I lie to my husband when he's away and he asks how the kids are, depending on if I feel like being mother of the year or moaner of the year.

Sometimes I don't even realise I'm lying, like when a Plunket nurse asks if I have any questions and I say "no", but inside I'm screaming: "Why does my 2-year-old refuse my amazing dinners? How do you stop two kids from fighting? Is it normal that my kid [insert completely normal behaviour]?"

I lie to my son when I say that if he behaves while we're in the mall, I'll let him watch whatever he wants when we get home. Actually, that's not a lie, because I probably will let him watch whatever he wants when he gets home because it will give me a few minutes to myself to pour a coffee or unload the car.

See! So profound is my lying that I'm even lying to you right now.

But why all the lies? Why do mothers, especially, feel the need to cover up reality and project something so far from the truth?

I'm not going to lie (hah!), but I honestly have no idea.

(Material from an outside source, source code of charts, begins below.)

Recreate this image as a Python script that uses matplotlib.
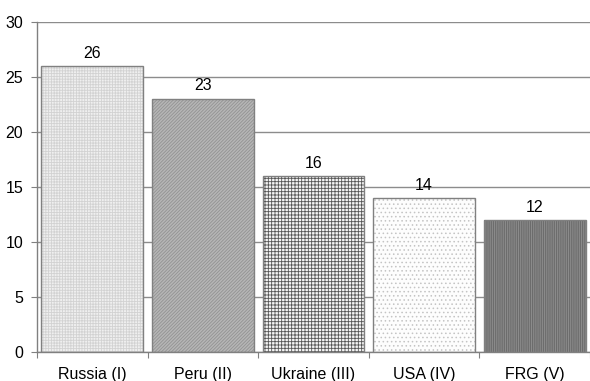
import matplotlib
matplotlib.use("Agg")
import matplotlib.pyplot as plt

categories = ["Russia (I)", "Peru (II)", "Ukraine (III)", "USA (IV)", "FRG (V)"]
values = [26, 23, 16, 14, 12]
y_ticks = [0, 5, 10, 15, 20, 25, 30]

# fill style for each bar: face colour, hatch pattern, hatch colour
styles = [
    ("#efefef", "++++++", "#d2d2d2"),
    ("#b6b6b6", "/" * 10, "#929292"),
    ("#f4f4f4", "+" * 5, "#555555"),
    ("#fdfdfd", "....", "#c4c4c4"),
    ("#8c8c8c", "|" * 9, "#666666"),
]

plt.rcParams["font.family"] = ["Liberation Sans", "DejaVu Sans"]
plt.rcParams["hatch.linewidth"] = 0.6

fig = plt.figure(figsize=(5.9, 3.81), dpi=100)
ax = fig.add_axes([37 / 590, 1 - 352 / 381, 553 / 590, 330 / 381])

FS = 11.5

x = list(range(len(categories)))
bars = ax.bar(x, values, width=0.92, zorder=2)
for bar, (face, hatch, hcol) in zip(bars, styles):
    bar.set_facecolor(face)
    bar.set_hatch(hatch)
    bar.set_edgecolor(hcol)
    bar.set_linewidth(0)
    # outline drawn separately in neutral gray
    ax.add_patch(plt.Rectangle(bar.get_xy(), bar.get_width(), bar.get_height(),
                               fill=False, edgecolor="#808080", linewidth=1.0, zorder=3))

for xi, v in zip(x, values):
    ax.text(xi, v + 0.5, f"{v}", ha="center", va="bottom", fontsize=FS, color="#000000")

ax.set_xlim(-0.5, 4.5)
ax.set_ylim(0, 30)
ax.set_yticks(y_ticks)
ax.set_yticklabels([str(t) for t in y_ticks], fontsize=FS)
ax.yaxis.grid(True, color="#8c8c8c", linewidth=1.0, zorder=0)
ax.set_axisbelow(True)

# category labels sit between tick marks at category boundaries
ax.set_xticks([i - 0.5 for i in range(len(categories) + 1)])
ax.set_xticklabels([])
ax.set_xticks(x, minor=True)
ax.set_xticklabels(categories, minor=True, fontsize=FS)
ax.tick_params(axis="x", which="minor", length=0, pad=11)
ax.tick_params(axis="x", which="major", length=4, color="#808080")
ax.tick_params(axis="y", length=4, color="#808080", pad=6)

for side in ("top", "right"):
    ax.spines[side].set_visible(False)
for side in ("left", "bottom"):
    ax.spines[side].set_color("#808080")
    ax.spines[side].set_linewidth(1.0)

fig.savefig("out.png", dpi=100, facecolor="white")
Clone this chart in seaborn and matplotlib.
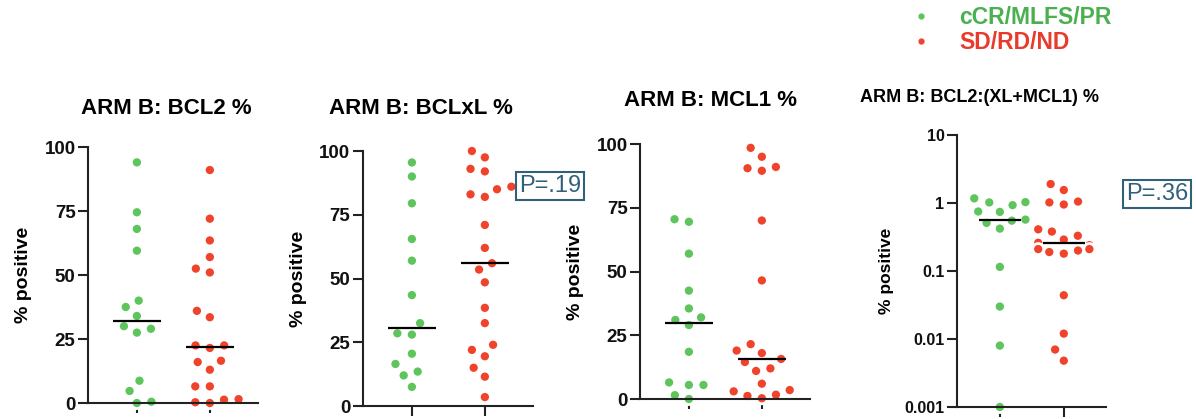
import numpy as np
import pandas as pd
import matplotlib
matplotlib.use("Agg")
import matplotlib.pyplot as plt
from matplotlib.lines import Line2D
import seaborn as sns

# response groups
groups = ["cCR/MLFS/PR", "SD/RD/ND"]
dot_colors = ["#5DC55B", "#F0432C"]
legend_colors = ["#4CB050", "#E93B2C"]

# values (% positive)
bcl2_cr = [94, 74.5, 68, 59.5, 40, 37.5, 34, 30, 29, 27.5, 8.7, 4.7, 0, 0.5]
bcl2_sd = [91, 72, 63.5, 57, 52.5, 51, 36, 33.5, 22.5, 22.5, 21.5, 16.5, 16, 13,
           6.5, 6.5, 1.5, 1.3, 0, 0.3]
bclxl_cr = [95.5, 90, 79.5, 65.5, 57, 43.5, 32.5, 28.5, 28, 20.5, 16.5, 13.5, 12, 7.5]
bclxl_sd = [100, 97.5, 93, 92, 86, 85, 83, 82, 71, 62, 56, 53.5, 48.5, 38.5, 32.5,
            24, 22, 19.5, 15, 11.5, 3.5]
mcl1_cr = [70.5, 69.5, 57, 42.5, 35.5, 32, 31, 29, 18.5, 6.5, 5.5, 5.5, 1.5, 0]
mcl1_sd = [98.5, 95, 91, 90.5, 89.5, 70, 46.5, 21.5, 19, 18, 15.7, 14.5, 12, 11,
           6, 4, 3.5, 3, 1.7, 1.2, 0.3]
ratio_cr = [1.17, 1.03, 1.02, 0.93, 0.75, 0.74, 0.57, 0.55, 0.51, 0.42, 0.115,
            0.03, 0.008, 0.001]
ratio_sd = [1.9, 1.55, 1.05, 1.02, 0.95, 0.41, 0.38, 0.33, 0.29, 0.27, 0.26, 0.24,
            0.21, 0.21, 0.2, 0.19, 0.18, 0.044, 0.012, 0.007, 0.0048]

titles = ["ARM B: BCL2 %", "ARM B: BCLxL %", "ARM B: MCL1 %", "ARM B: BCL2:(XL+MCL1) %"]
lin_ticks = [0, 25, 50, 75, 100]
log_ticks = [0.001, 0.01, 0.1, 1, 10]
log_labels = ["0.001", "0.01", "0.1", "1", "10"]
p_values = ["P=.19", "P=.36"]

sns.set_style("ticks")
plt.rcParams["font.family"] = ["Liberation Sans", "DejaVu Sans"]
plt.rcParams["font.weight"] = "bold"
plt.rcParams["text.color"] = "black"
plt.rcParams["axes.labelcolor"] = "black"
plt.rcParams["ytick.labelcolor"] = "#111111"

W, H = 1196, 419
fig = plt.figure(figsize=(W / 100, H / 100), dpi=100)


def add_ax(left, top, right, bottom):
    return fig.add_axes([left / W, 1 - bottom / H, (right - left) / W, (bottom - top) / H])


def draw_panel(ax, cr, sd, log=False):
    df = pd.DataFrame({"group": [groups[0]] * len(cr) + [groups[1]] * len(sd),
                       "value": cr + sd})
    if log:
        ax.set_yscale("log")
    sns.boxplot(data=df, x="group", y="value", order=groups, ax=ax, width=0.66,
                showbox=False, showcaps=False, showfliers=False,
                whiskerprops={"visible": False},
                medianprops={"color": "black", "linewidth": 1.6, "zorder": 5})
    sns.swarmplot(data=df, x="group", y="value", hue="group", order=groups,
                  hue_order=groups, palette=dot_colors, size=8, linewidth=2,
                  edgecolor="white", legend=False, ax=ax, clip_on=False, zorder=2)
    ax.set_xlim(-0.67, 1.66)
    ax.set_xticks([0, 1], labels=["", ""])
    ax.set_xlabel("")
    ax.tick_params(axis="x", length=7, width=1.5, color="#222222")
    ax.tick_params(axis="y", which="major", length=7, width=1.5, color="#222222", pad=2)
    ax.tick_params(axis="y", which="minor", length=0)
    for s in ["top", "right"]:
        ax.spines[s].set_visible(False)
    for s in ["left", "bottom"]:
        ax.spines[s].set_linewidth(1.5)
        ax.spines[s].set_color("#222222")


panels = [
    (add_ax(88, 147, 258, 403), bcl2_cr, bcl2_sd),
    (add_ax(363, 151, 533, 406), bclxl_cr, bclxl_sd),
    (add_ax(640, 144, 810, 399), mcl1_cr, mcl1_sd),
]
for ax, cr, sd in panels:
    draw_panel(ax, cr, sd)
    ax.set_ylim(0, 100)
    ax.set_yticks(lin_ticks)
    ax.tick_params(axis="y", labelsize=13.5)
    ax.set_ylabel("% positive", fontsize=14, fontweight="bold")
    ax.yaxis.set_label_coords(-0.33, 0.5)

ax4 = add_ax(957, 135, 1106, 407)
draw_panel(ax4, ratio_cr, ratio_sd, log=True)
ax4.set_ylim(0.001, 10)
ax4.set_yticks(log_ticks, labels=log_labels)
ax4.tick_params(axis="y", labelsize=11.5)
ax4.set_ylabel("% positive", fontsize=12.5, fontweight="bold")
ax4.yaxis.set_label_coords(-0.42, 0.5)

# titles
fig.text(166 / W, 1 - 109 / H, titles[0], ha="center", va="center", fontsize=16, fontweight="bold")
fig.text(421 / W, 1 - 108 / H, titles[1], ha="center", va="center", fontsize=16, fontweight="bold")
fig.text(711 / W, 1 - 101 / H, titles[2], ha="center", va="center", fontsize=16, fontweight="bold")
fig.text(980 / W, 1 - 98 / H, titles[3], ha="center", va="center", fontsize=13, fontweight="bold")

# p-value boxes
box = dict(boxstyle="square,pad=0.12", facecolor="white", edgecolor="#30607A", linewidth=1.5)
fig.text(550 / W, 1 - 186 / H, p_values[0], ha="center", va="center", fontsize=17,
         fontweight="normal", color="#30607A", bbox=box)
fig.text(1157 / W, 1 - 194 / H, p_values[1], ha="center", va="center", fontsize=17,
         fontweight="normal", color="#30607A", bbox=box)

# legend
handles = [Line2D([], [], ls="", marker="o", ms=3.5, color=c) for c in dot_colors]
fig.legend(handles, groups, loc="upper left", bbox_to_anchor=(910 / W, 1 - 6 / H),
           frameon=False, labelcolor=legend_colors, prop={"weight": "bold", "size": 16.5},
           handlelength=1.0, handletextpad=1.15, labelspacing=0.1, borderpad=0,
           borderaxespad=0)

fig.savefig("out.png", dpi=100)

Much like how there's no manual for how to raise kids, there's no manual on how to adapt to the changes that happen to you when you become a mother.

There are the obvious physical ones – weight gain, saggy boobs, tiredness. But no-one really talks about the permanent things that can happen, like the hormone issues, dental problems and absolute, all-consuming loss of any sense of self. Motherhood is the biggest facade there is.

Motherhood is the only job you strive to get – if you want it and a million different things line up and you're miraculously granted the joy – and can't quit if it's not the right fit for you. You're trapped. There's no 90-day grace period.

So yes, at this time of year, the lies continue when I say I don't want anything for Mother's Day. I want everything – including spending time with my kids while simultaneously being away from them so I can sleep, think, relax, unwind.

I want breakfast in bed and I want a sleep in, but I can't really have both.

That's the paradox of motherhood right there – sometimes I want to rewind the clock back to a time when I was childless and only had responsibility over myself. But I also really want the big toothy smiles, the cute giggles, the crappy artwork to hang on the walls, the ridiculously cute outfits to dress them up in and the arms-wrapped-around-your-neck-so-tight-you-choke cuddles.

So this Sunday, on Mother's Day, no matter where you are on the spectrum of motherhood – missing your mum, wanting to be a mum, you're super close with you mum, love being a professional auntie, tired of being a mum, haven't spoken to your mum in ages or just about to enter motherhood and everything in between – let the walls come down on the lies. Just for one day.

Do what makes you feel good, put yourself first for once, and nurture yourself. Before it's Monday again and just another day.